Some believe a tattoo wearer possesses the spirit of his “dragon, eagle or flower.” William Blake might have said the ferocity of the Tyger belongs to others. Today, tigers, snakes, and bird of prey stalk unchecked in out midst. We might want to be careful whom we antagonize. Mediterranean civilizations used tattoos for espionage, slavery and the demarcation of crime, a filthy practice that continues to this day. Japanese girls were tattooed as rite of passage to womanhood and the Japanese tattoo assumed a religious significance.

Western cultures have tattooed family crests for centuries. Pope Hadrian banned tattooing in 787 AD but thrived in the British Isles until the Battle of Hastings, 1066 AD. William the Conqueror forced its disappearance from Western culture till the 16th century.
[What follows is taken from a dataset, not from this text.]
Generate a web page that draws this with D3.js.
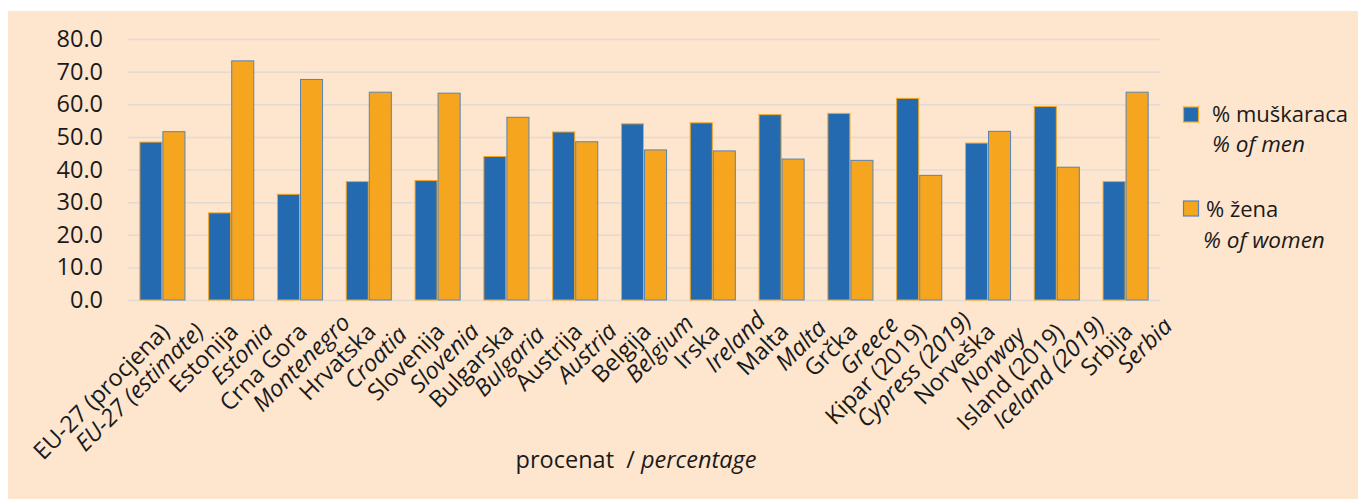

Yet tattoos thrived in Japan, notably for marking criminals. First offenses carried a line across the forehead. The second, an arch and the third, another line – the Japanese character for "dog" – The start of the: “Three strikes and you’re out law.” The Japanese tattoo became an aesthetic art form with the “body suit”, a social reaction to strict laws. While royalty alone were allowed to wear ornate clothing, nothing stopped the middle class from wearing elaborate full body tattoos that left the naked considered “well dressed”.

American tattoos were born in Chatham Square, New York City; a seaport and entertainment center attracting the affluent and the working class. Tattoo artists grew in respectability and so too did the tattoo, flourishing as artist husbands tattooed their wives with their work and became their billboards. Cosmetic tattooing meshed with cheek blush, lipstick and eyeliner. Cardinals’ fans might want to investigate Jim Edmonds.

After World War I, tattoos began to symbolize bravery and wartime solidarity. With the Prohibition and Depression, tattoos became travelers’ markers telling the story of where the wearer had been. Post World War II America became disenchanted with the tattoo by its association with delinquency. Tattooing had little respect in American culture. The 1961 hepatitis outbreak all but destroyed any positive status the tattoo had earned. Lyle Tuttle changed the American attitude toward tattoos in the late ‘60s with media savvy and tattooing celebrity women. Scores of magazines rushed to him for information about this ancient art form.

Toady, tattoos are more popular than they ever were. All classes of people seek them and the tattooist is considered a "fine artist". Political consultants, actors and baseball players wear them – proudly or sheepishly – but wear them nonetheless. While the status tattoo wearers enjoy is certainly less clear than it was a thousand years ago, the status the tattoo itself enjoys is a popular, if confused one.